OBJECTIVE: Return all of the data exactly, with nothing left out but the pictures.

MATERIAL PROVIDED:

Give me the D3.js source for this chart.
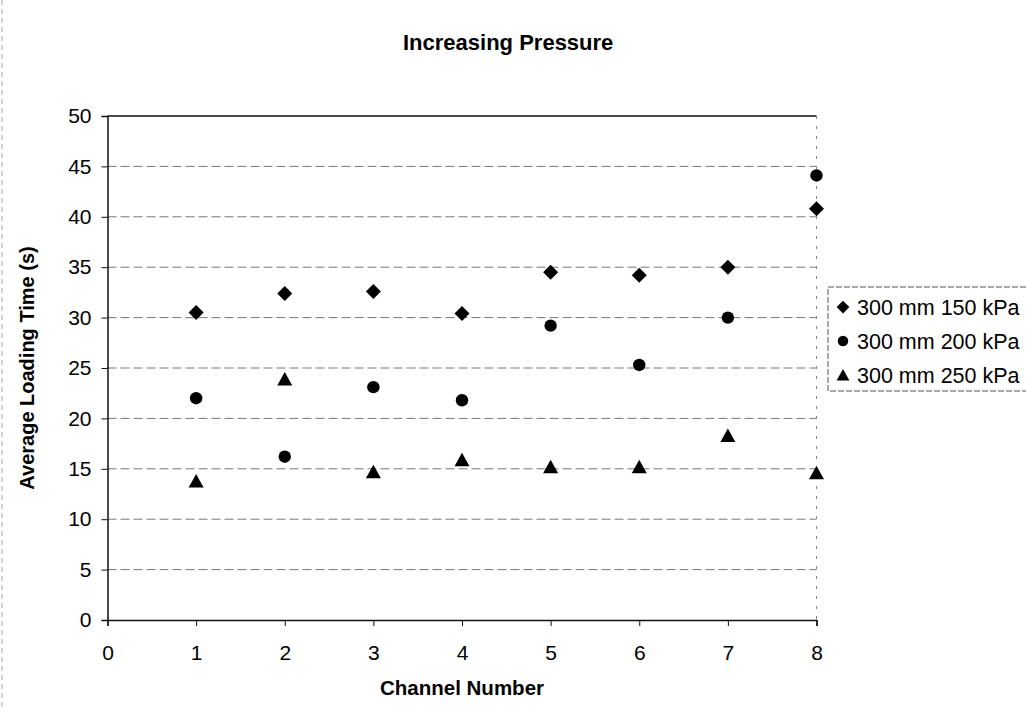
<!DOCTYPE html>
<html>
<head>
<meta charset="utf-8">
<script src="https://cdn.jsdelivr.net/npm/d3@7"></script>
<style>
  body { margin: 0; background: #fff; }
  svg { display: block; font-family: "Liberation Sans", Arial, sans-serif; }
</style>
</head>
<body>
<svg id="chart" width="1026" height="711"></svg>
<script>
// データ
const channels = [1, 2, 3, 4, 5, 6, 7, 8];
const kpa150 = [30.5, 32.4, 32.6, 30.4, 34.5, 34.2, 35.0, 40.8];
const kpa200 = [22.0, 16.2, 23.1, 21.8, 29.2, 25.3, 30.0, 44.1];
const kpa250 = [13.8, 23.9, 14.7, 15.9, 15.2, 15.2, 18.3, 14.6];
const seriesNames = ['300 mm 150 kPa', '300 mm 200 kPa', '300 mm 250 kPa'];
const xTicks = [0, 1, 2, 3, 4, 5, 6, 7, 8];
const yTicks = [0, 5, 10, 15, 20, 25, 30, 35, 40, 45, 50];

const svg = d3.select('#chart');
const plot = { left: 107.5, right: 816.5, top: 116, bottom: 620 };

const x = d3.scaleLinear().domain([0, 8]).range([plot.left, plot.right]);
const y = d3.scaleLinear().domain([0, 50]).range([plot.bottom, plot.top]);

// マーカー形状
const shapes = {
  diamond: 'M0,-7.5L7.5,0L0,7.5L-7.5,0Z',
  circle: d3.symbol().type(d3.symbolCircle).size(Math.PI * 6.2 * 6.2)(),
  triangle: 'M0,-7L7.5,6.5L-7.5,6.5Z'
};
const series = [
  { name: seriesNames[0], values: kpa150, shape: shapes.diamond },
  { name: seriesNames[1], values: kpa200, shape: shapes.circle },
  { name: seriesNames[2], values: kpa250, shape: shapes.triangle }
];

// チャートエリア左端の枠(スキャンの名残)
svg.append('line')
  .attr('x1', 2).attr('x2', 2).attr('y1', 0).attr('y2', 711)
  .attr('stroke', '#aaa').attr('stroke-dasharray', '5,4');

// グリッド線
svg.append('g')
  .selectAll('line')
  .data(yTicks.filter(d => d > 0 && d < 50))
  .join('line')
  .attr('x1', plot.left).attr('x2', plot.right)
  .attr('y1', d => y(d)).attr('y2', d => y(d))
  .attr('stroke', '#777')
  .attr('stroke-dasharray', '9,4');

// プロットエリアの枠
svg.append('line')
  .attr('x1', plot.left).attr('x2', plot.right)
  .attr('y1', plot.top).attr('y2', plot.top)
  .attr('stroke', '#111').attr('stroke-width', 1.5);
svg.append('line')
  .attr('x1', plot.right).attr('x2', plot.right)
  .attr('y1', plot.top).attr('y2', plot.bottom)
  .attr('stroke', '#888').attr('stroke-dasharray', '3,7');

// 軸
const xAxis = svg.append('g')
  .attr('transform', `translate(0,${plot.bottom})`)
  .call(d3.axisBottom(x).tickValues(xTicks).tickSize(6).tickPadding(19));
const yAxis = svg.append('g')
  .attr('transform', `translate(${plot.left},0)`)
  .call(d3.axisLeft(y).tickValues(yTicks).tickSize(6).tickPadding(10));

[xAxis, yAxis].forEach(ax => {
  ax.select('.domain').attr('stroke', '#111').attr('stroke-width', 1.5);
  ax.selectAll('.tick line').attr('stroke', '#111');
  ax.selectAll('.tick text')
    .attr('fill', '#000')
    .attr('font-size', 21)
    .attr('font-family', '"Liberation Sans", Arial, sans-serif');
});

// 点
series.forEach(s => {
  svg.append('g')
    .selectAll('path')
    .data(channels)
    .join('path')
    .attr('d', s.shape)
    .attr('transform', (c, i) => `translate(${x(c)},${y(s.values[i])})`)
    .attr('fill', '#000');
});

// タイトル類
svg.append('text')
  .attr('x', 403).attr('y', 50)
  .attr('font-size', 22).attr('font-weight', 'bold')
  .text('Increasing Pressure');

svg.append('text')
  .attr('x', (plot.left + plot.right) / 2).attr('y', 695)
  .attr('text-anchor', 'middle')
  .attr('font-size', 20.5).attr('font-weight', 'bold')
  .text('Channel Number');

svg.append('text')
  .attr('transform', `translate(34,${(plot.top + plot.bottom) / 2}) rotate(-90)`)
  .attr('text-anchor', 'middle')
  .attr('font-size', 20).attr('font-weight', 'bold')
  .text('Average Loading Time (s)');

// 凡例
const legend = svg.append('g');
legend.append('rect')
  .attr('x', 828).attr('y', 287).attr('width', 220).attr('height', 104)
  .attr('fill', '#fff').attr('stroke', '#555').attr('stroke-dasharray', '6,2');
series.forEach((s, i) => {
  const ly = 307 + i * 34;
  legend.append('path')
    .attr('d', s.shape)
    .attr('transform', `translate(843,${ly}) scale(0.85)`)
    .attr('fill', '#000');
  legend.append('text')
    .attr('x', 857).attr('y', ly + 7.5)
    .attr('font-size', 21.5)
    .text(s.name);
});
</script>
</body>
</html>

RIGHT ANSWER:
Give me the D3.js source for this chart.
<!DOCTYPE html>
<html>
<head>
<meta charset="utf-8">
<script src="https://cdn.jsdelivr.net/npm/d3@7"></script>
<style>
  body { margin: 0; background: #fff; }
  svg { display: block; font-family: "Liberation Sans", Arial, sans-serif; }
</style>
</head>
<body>
<svg id="chart" width="1026" height="711"></svg>
<script>
// データ
const channels = [1, 2, 3, 4, 5, 6, 7, 8];
const kpa150 = [30.5, 32.4, 32.6, 30.4, 34.5, 34.2, 35.0, 40.8];
const kpa200 = [22.0, 16.2, 23.1, 21.8, 29.2, 25.3, 30.0, 44.1];
const kpa250 = [13.8, 23.9, 14.7, 15.9, 15.2, 15.2, 18.3, 14.6];
const seriesNames = ['300 mm 150 kPa', '300 mm 200 kPa', '300 mm 250 kPa'];
const xTicks = [0, 1, 2, 3, 4, 5, 6, 7, 8];
const yTicks = [0, 5, 10, 15, 20, 25, 30, 35, 40, 45, 50];

const svg = d3.select('#chart');
const plot = { left: 107.5, right: 816.5, top: 116, bottom: 620 };

const x = d3.scaleLinear().domain([0, 8]).range([plot.left, plot.right]);
const y = d3.scaleLinear().domain([0, 50]).range([plot.bottom, plot.top]);

// マーカー形状
const shapes = {
  diamond: 'M0,-7.5L7.5,0L0,7.5L-7.5,0Z',
  circle: d3.symbol().type(d3.symbolCircle).size(Math.PI * 6.2 * 6.2)(),
  triangle: 'M0,-7L7.5,6.5L-7.5,6.5Z'
};
const series = [
  { name: seriesNames[0], values: kpa150, shape: shapes.diamond },
  { name: seriesNames[1], values: kpa200, shape: shapes.circle },
  { name: seriesNames[2], values: kpa250, shape: shapes.triangle }
];

// チャートエリア左端の枠(スキャンの名残)
svg.append('line')
  .attr('x1', 2).attr('x2', 2).attr('y1', 0).attr('y2', 711)
  .attr('stroke', '#aaa').attr('stroke-dasharray', '5,4');

// グリッド線
svg.append('g')
  .selectAll('line')
  .data(yTicks.filter(d => d > 0 && d < 50))
  .join('line')
  .attr('x1', plot.left).attr('x2', plot.right)
  .attr('y1', d => y(d)).attr('y2', d => y(d))
  .attr('stroke', '#777')
  .attr('stroke-dasharray', '9,4');

// プロットエリアの枠
svg.append('line')
  .attr('x1', plot.left).attr('x2', plot.right)
  .attr('y1', plot.top).attr('y2', plot.top)
  .attr('stroke', '#111').attr('stroke-width', 1.5);
svg.append('line')
  .attr('x1', plot.right).attr('x2', plot.right)
  .attr('y1', plot.top).attr('y2', plot.bottom)
  .attr('stroke', '#888').attr('stroke-dasharray', '3,7');

// 軸
const xAxis = svg.append('g')
  .attr('transform', `translate(0,${plot.bottom})`)
  .call(d3.axisBottom(x).tickValues(xTicks).tickSize(6).tickPadding(19));
const yAxis = svg.append('g')
  .attr('transform', `translate(${plot.left},0)`)
  .call(d3.axisLeft(y).tickValues(yTicks).tickSize(6).tickPadding(10));

[xAxis, yAxis].forEach(ax => {
  ax.select('.domain').attr('stroke', '#111').attr('stroke-width', 1.5);
  ax.selectAll('.tick line').attr('stroke', '#111');
  ax.selectAll('.tick text')
    .attr('fill', '#000')
    .attr('font-size', 21)
    .attr('font-family', '"Liberation Sans", Arial, sans-serif');
});

// 点
series.forEach(s => {
  svg.append('g')
    .selectAll('path')
    .data(channels)
    .join('path')
    .attr('d', s.shape)
    .attr('transform', (c, i) => `translate(${x(c)},${y(s.values[i])})`)
    .attr('fill', '#000');
});

// タイトル類
svg.append('text')
  .attr('x', 403).attr('y', 50)
  .attr('font-size', 22).attr('font-weight', 'bold')
  .text('Increasing Pressure');

svg.append('text')
  .attr('x', (plot.left + plot.right) / 2).attr('y', 695)
  .attr('text-anchor', 'middle')
  .attr('font-size', 20.5).attr('font-weight', 'bold')
  .text('Channel Number');

svg.append('text')
  .attr('transform', `translate(34,${(plot.top + plot.bottom) / 2}) rotate(-90)`)
  .attr('text-anchor', 'middle')
  .attr('font-size', 20).attr('font-weight', 'bold')
  .text('Average Loading Time (s)');

// 凡例
const legend = svg.append('g');
legend.append('rect')
  .attr('x', 828).attr('y', 287).attr('width', 220).attr('height', 104)
  .attr('fill', '#fff').attr('stroke', '#555').attr('stroke-dasharray', '6,2');
series.forEach((s, i) => {
  const ly = 307 + i * 34;
  legend.append('path')
    .attr('d', s.shape)
    .attr('transform', `translate(843,${ly}) scale(0.85)`)
    .attr('fill', '#000');
  legend.append('text')
    .attr('x', 857).attr('y', ly + 7.5)
    .attr('font-size', 21.5)
    .text(s.name);
});
</script>
</body>
</html>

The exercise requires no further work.